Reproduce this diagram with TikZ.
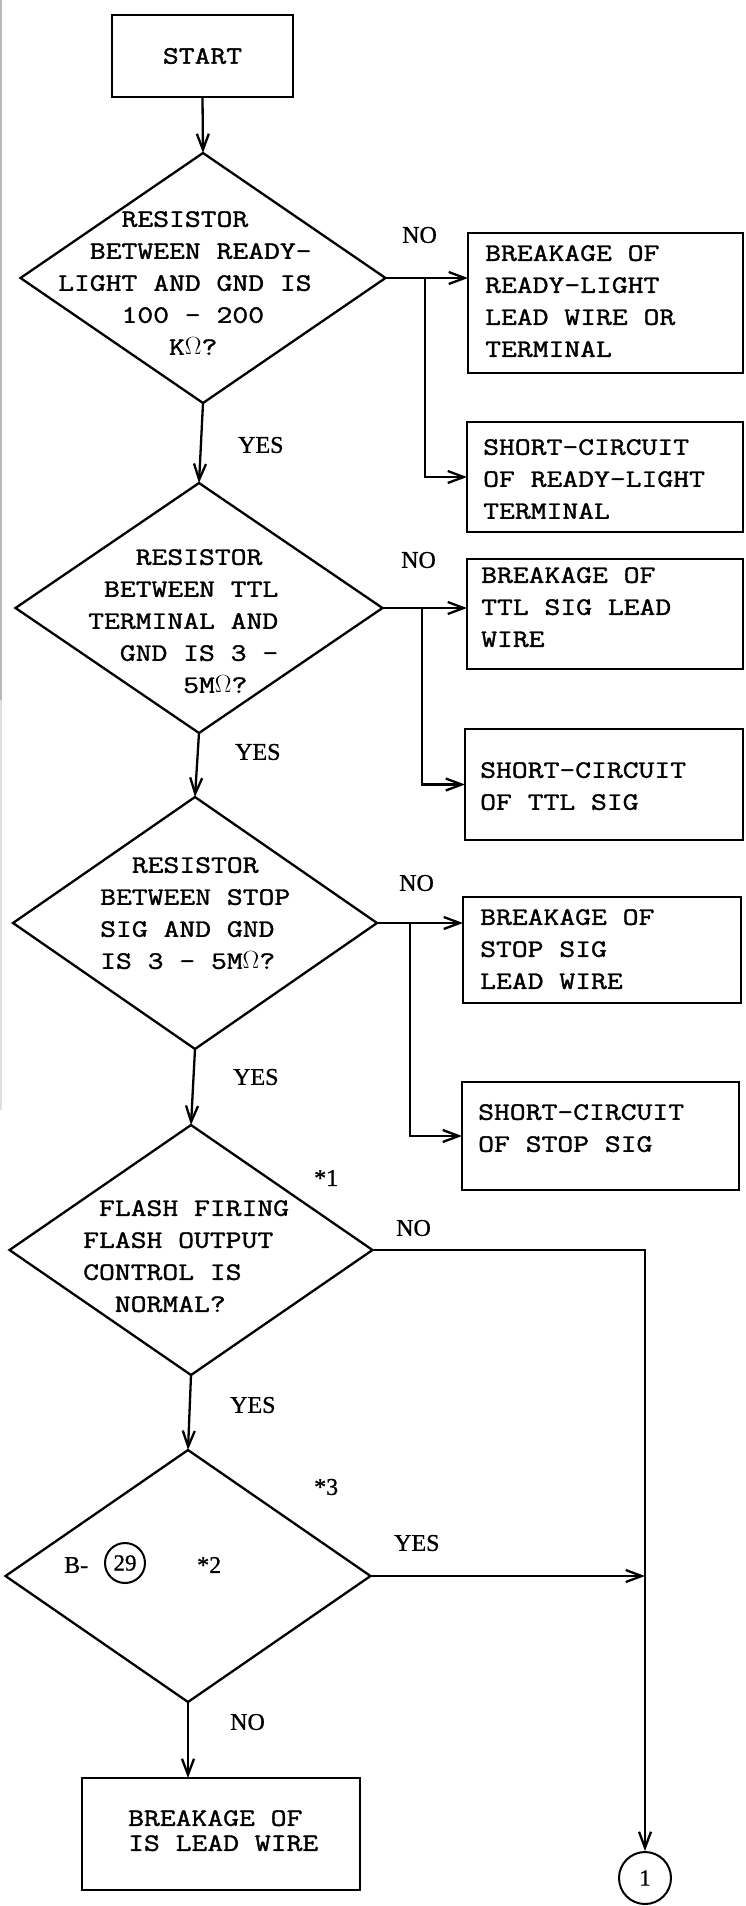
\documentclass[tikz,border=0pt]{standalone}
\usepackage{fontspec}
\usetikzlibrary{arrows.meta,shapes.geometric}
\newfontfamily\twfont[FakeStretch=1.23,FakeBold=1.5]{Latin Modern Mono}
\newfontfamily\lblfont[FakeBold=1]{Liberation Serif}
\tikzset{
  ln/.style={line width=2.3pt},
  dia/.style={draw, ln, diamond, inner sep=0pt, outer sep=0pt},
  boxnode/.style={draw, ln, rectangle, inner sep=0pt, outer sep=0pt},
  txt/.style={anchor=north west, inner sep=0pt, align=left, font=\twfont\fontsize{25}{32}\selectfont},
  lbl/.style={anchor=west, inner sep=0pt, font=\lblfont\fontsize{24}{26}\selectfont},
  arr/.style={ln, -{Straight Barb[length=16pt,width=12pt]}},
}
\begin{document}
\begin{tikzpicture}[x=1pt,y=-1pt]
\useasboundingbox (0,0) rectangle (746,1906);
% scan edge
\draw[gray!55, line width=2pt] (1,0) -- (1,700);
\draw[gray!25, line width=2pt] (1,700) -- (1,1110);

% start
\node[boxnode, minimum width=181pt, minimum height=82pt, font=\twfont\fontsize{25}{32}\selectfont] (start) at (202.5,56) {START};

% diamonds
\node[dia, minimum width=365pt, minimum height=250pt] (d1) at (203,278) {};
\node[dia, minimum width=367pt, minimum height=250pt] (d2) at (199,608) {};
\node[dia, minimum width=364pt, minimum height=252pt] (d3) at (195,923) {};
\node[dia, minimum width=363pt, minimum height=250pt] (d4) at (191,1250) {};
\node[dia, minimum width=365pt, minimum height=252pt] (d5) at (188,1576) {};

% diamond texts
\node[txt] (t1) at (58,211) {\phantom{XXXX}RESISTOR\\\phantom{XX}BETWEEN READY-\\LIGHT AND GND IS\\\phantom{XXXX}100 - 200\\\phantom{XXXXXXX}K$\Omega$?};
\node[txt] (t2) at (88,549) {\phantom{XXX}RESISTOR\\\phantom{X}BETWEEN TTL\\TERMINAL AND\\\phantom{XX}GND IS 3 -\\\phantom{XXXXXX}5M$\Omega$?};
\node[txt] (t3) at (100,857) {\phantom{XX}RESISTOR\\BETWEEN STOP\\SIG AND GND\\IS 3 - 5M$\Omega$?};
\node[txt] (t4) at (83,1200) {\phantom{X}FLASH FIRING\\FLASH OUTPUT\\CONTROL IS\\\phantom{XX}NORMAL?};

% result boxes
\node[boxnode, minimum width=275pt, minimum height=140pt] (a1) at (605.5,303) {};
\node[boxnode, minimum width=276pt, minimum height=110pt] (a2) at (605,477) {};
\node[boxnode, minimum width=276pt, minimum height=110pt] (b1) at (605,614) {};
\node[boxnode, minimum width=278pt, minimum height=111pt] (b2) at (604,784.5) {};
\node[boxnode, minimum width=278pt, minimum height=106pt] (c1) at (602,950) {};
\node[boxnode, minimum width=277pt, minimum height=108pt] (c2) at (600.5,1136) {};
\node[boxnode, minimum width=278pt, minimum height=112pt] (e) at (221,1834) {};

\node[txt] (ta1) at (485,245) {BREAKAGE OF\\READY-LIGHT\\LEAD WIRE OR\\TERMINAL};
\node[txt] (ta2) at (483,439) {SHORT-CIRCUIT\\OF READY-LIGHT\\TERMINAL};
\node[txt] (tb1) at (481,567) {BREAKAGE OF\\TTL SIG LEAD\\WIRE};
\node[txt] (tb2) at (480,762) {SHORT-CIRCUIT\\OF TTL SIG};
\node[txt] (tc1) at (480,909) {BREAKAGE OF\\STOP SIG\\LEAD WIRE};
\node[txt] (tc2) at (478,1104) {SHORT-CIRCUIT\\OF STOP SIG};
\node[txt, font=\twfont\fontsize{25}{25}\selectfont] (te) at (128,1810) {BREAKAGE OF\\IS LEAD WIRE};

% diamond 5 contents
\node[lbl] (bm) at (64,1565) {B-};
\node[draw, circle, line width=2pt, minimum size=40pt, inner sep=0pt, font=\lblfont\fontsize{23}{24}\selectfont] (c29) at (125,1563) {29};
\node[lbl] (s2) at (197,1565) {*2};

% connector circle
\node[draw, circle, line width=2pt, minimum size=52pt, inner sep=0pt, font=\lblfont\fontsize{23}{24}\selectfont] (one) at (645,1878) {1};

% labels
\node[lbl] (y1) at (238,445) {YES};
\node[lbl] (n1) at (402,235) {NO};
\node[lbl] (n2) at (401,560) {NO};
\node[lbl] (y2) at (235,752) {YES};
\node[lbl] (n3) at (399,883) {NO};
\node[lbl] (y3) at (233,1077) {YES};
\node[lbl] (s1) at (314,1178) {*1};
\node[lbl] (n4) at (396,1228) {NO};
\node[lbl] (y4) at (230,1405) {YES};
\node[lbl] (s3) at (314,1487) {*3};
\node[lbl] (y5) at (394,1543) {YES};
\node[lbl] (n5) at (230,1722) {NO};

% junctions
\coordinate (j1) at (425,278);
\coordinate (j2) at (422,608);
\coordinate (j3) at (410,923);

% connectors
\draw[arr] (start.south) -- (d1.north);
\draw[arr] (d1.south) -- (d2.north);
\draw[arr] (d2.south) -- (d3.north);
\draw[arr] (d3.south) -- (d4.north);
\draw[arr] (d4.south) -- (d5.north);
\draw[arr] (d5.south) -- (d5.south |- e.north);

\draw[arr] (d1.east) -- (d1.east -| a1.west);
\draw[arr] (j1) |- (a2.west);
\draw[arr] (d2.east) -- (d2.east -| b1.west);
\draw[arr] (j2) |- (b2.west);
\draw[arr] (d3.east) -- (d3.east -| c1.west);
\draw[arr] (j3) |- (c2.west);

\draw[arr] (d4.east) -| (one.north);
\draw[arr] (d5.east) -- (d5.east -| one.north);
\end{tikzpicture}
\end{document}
········
- _Written exercise_
Omitting all images, print the listing exactly.

- _Written response_
Reproduce this diagram with TikZ.
\documentclass[tikz,border=0pt]{standalone}
\usepackage{fontspec}
\usetikzlibrary{arrows.meta,shapes.geometric}
\newfontfamily\twfont[FakeStretch=1.23,FakeBold=1.5]{Latin Modern Mono}
\newfontfamily\lblfont[FakeBold=1]{Liberation Serif}
\tikzset{
  ln/.style={line width=2.3pt},
  dia/.style={draw, ln, diamond, inner sep=0pt, outer sep=0pt},
  boxnode/.style={draw, ln, rectangle, inner sep=0pt, outer sep=0pt},
  txt/.style={anchor=north west, inner sep=0pt, align=left, font=\twfont\fontsize{25}{32}\selectfont},
  lbl/.style={anchor=west, inner sep=0pt, font=\lblfont\fontsize{24}{26}\selectfont},
  arr/.style={ln, -{Straight Barb[length=16pt,width=12pt]}},
}
\begin{document}
\begin{tikzpicture}[x=1pt,y=-1pt]
\useasboundingbox (0,0) rectangle (746,1906);
% scan edge
\draw[gray!55, line width=2pt] (1,0) -- (1,700);
\draw[gray!25, line width=2pt] (1,700) -- (1,1110);

% start
\node[boxnode, minimum width=181pt, minimum height=82pt, font=\twfont\fontsize{25}{32}\selectfont] (start) at (202.5,56) {START};

% diamonds
\node[dia, minimum width=365pt, minimum height=250pt] (d1) at (203,278) {};
\node[dia, minimum width=367pt, minimum height=250pt] (d2) at (199,608) {};
\node[dia, minimum width=364pt, minimum height=252pt] (d3) at (195,923) {};
\node[dia, minimum width=363pt, minimum height=250pt] (d4) at (191,1250) {};
\node[dia, minimum width=365pt, minimum height=252pt] (d5) at (188,1576) {};

% diamond texts
\node[txt] (t1) at (58,211) {\phantom{XXXX}RESISTOR\\\phantom{XX}BETWEEN READY-\\LIGHT AND GND IS\\\phantom{XXXX}100 - 200\\\phantom{XXXXXXX}K$\Omega$?};
\node[txt] (t2) at (88,549) {\phantom{XXX}RESISTOR\\\phantom{X}BETWEEN TTL\\TERMINAL AND\\\phantom{XX}GND IS 3 -\\\phantom{XXXXXX}5M$\Omega$?};
\node[txt] (t3) at (100,857) {\phantom{XX}RESISTOR\\BETWEEN STOP\\SIG AND GND\\IS 3 - 5M$\Omega$?};
\node[txt] (t4) at (83,1200) {\phantom{X}FLASH FIRING\\FLASH OUTPUT\\CONTROL IS\\\phantom{XX}NORMAL?};

% result boxes
\node[boxnode, minimum width=275pt, minimum height=140pt] (a1) at (605.5,303) {};
\node[boxnode, minimum width=276pt, minimum height=110pt] (a2) at (605,477) {};
\node[boxnode, minimum width=276pt, minimum height=110pt] (b1) at (605,614) {};
\node[boxnode, minimum width=278pt, minimum height=111pt] (b2) at (604,784.5) {};
\node[boxnode, minimum width=278pt, minimum height=106pt] (c1) at (602,950) {};
\node[boxnode, minimum width=277pt, minimum height=108pt] (c2) at (600.5,1136) {};
\node[boxnode, minimum width=278pt, minimum height=112pt] (e) at (221,1834) {};

\node[txt] (ta1) at (485,245) {BREAKAGE OF\\READY-LIGHT\\LEAD WIRE OR\\TERMINAL};
\node[txt] (ta2) at (483,439) {SHORT-CIRCUIT\\OF READY-LIGHT\\TERMINAL};
\node[txt] (tb1) at (481,567) {BREAKAGE OF\\TTL SIG LEAD\\WIRE};
\node[txt] (tb2) at (480,762) {SHORT-CIRCUIT\\OF TTL SIG};
\node[txt] (tc1) at (480,909) {BREAKAGE OF\\STOP SIG\\LEAD WIRE};
\node[txt] (tc2) at (478,1104) {SHORT-CIRCUIT\\OF STOP SIG};
\node[txt, font=\twfont\fontsize{25}{25}\selectfont] (te) at (128,1810) {BREAKAGE OF\\IS LEAD WIRE};

% diamond 5 contents
\node[lbl] (bm) at (64,1565) {B-};
\node[draw, circle, line width=2pt, minimum size=40pt, inner sep=0pt, font=\lblfont\fontsize{23}{24}\selectfont] (c29) at (125,1563) {29};
\node[lbl] (s2) at (197,1565) {*2};

% connector circle
\node[draw, circle, line width=2pt, minimum size=52pt, inner sep=0pt, font=\lblfont\fontsize{23}{24}\selectfont] (one) at (645,1878) {1};

% labels
\node[lbl] (y1) at (238,445) {YES};
\node[lbl] (n1) at (402,235) {NO};
\node[lbl] (n2) at (401,560) {NO};
\node[lbl] (y2) at (235,752) {YES};
\node[lbl] (n3) at (399,883) {NO};
\node[lbl] (y3) at (233,1077) {YES};
\node[lbl] (s1) at (314,1178) {*1};
\node[lbl] (n4) at (396,1228) {NO};
\node[lbl] (y4) at (230,1405) {YES};
\node[lbl] (s3) at (314,1487) {*3};
\node[lbl] (y5) at (394,1543) {YES};
\node[lbl] (n5) at (230,1722) {NO};

% junctions
\coordinate (j1) at (425,278);
\coordinate (j2) at (422,608);
\coordinate (j3) at (410,923);

% connectors
\draw[arr] (start.south) -- (d1.north);
\draw[arr] (d1.south) -- (d2.north);
\draw[arr] (d2.south) -- (d3.north);
\draw[arr] (d3.south) -- (d4.north);
\draw[arr] (d4.south) -- (d5.north);
\draw[arr] (d5.south) -- (d5.south |- e.north);

\draw[arr] (d1.east) -- (d1.east -| a1.west);
\draw[arr] (j1) |- (a2.west);
\draw[arr] (d2.east) -- (d2.east -| b1.west);
\draw[arr] (j2) |- (b2.west);
\draw[arr] (d3.east) -- (d3.east -| c1.west);
\draw[arr] (j3) |- (c2.west);

\draw[arr] (d4.east) -| (one.north);
\draw[arr] (d5.east) -- (d5.east -| one.north);
\end{tikzpicture}
\end{document}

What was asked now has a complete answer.